How Banjo Works

How Banjo Works

The acoustic properties of the banjo have been subjected to very little scientific study. The few studies that exist have used the five-string banjo. Dickey used a structural dynamics model to simulate the effects of features such as loss factor, head tension, bridge mass, and string excitation location on qualities such as loudness, brightness, and sound decay.

He showed that his model predictions agreed well with accepted banjo setup practices. Rae and Rossing published some of the first performance data obtained from sound and vibration measurements from real banjos. Stephey and Moore studied banjo bridge impedance and head motion using electronic speckle pattern interferometry.

Classification of Banjos

Banjos come in three different classifications. There is a four-string banjo, which usually has a resonator attached and is popular in ragtime and Dixieland jazz music. It is usually played with a flat pick in a strumming or flat picking style.

There is an often resonator-less five-string banjo used in old-time music. It is often played in what is called claw hammer style where the strings are picked and brushed with the fingers, often without the aid of picks. The third style of banjo is also a fivestring banjo, but it includes a resonator. It is generally played with finger picks and is popular in bluegrass music.

Much of the uniqueness of banjos stems from the fact that many of their important parts are not made from wood. Rather, they are made from various metals, which have acoustic impedances quite different from those of wood.At several key locations on the instrument, vibration transfer must occur across wood–metal or metal–wood interfaces where the mismatch of acoustic impedance is expected to be large. In addition, the major sound-radiating surface is not wood. Rather, it is a thin, tightly stretched membrane made of Mylar, which is more responsive than typical sound-radiating surfaces on other string instruments. On banjos used for playing bluegrass music, the back surface of the instrument is a curved resonator made of laminated wood secured to the upper part of the banjo by way of four metal bolts.

With the resonator in place, the instrument has an enclosed air cavity, as found on many other string instruments. Another unique feature of the banjo is that most of its parts are not glued together and are amenable to modification (tuning) after the instrument has been constructed. For example, the Mylar head is attached to the instrument by a hoop and 24 hook-bolt devices that can be used to change the tightness of the head over a rather wide range. The bridge is not attached so it can be changed with ease. There are many bridge designs constructed of many different kinds of material, and they offer increased flexibility for changing the banjo’s sound with a minimum of effort.

Other specifications

Many banjos have adjustable tailpieces that can alter the angles that the strings make over the bridge, thus allowing adjustment of the magnitude of the string tension force vector that is directed downward toward the head. It is also possible to use adjustable-height bolts (called Raejusters) to change the spacing between the resonator and the upper part of the banjo so that adjustments of the frequencies of the cavity resonances can be made in a matter of seconds. Most of these adjustments have not yet been studied with good scientific methods, so the observations are anecdotal, without good theoretical models to predict what is measured. This chapter stems from the author’s post-retirement hobby.

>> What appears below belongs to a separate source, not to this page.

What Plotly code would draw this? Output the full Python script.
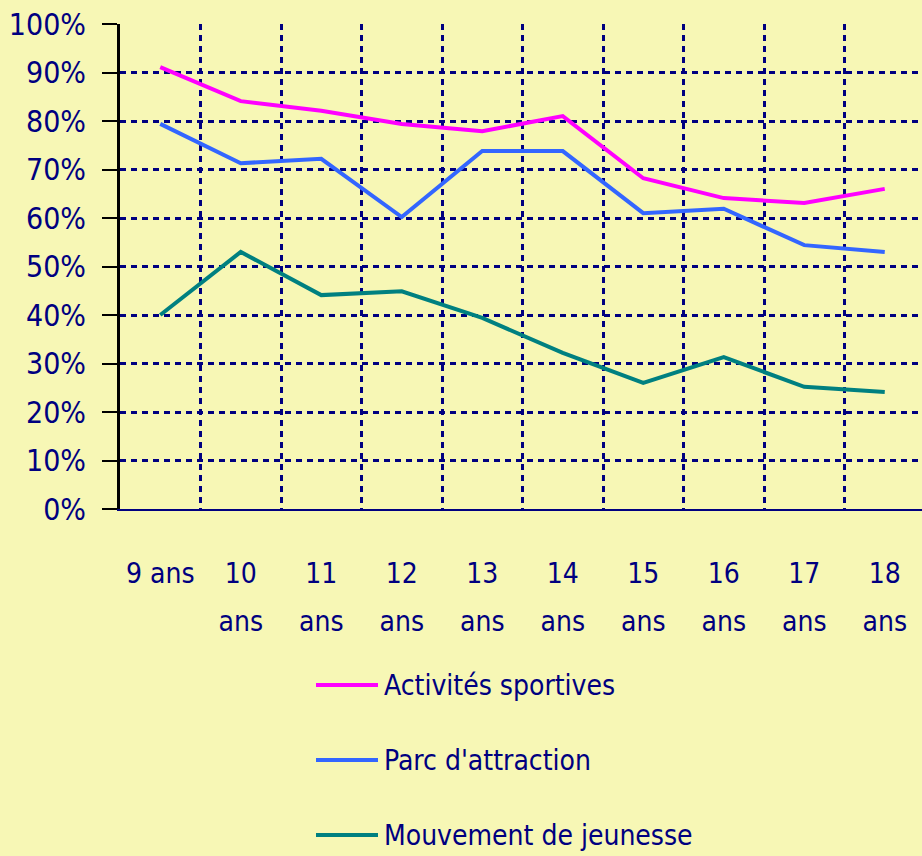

While a few of the studies were done in the laboratory of Dr. Tom Rossing, most were done in the author’s own basement. The results presented are part of a series of trials done on experimental banjos constructed by the author from a large number of quality parts. Many of the parts were custom-made to the author’s specifications by well-known banjo parts makers. The findings were compared to those from six high-quality commercial banjos in the author’s personal collection.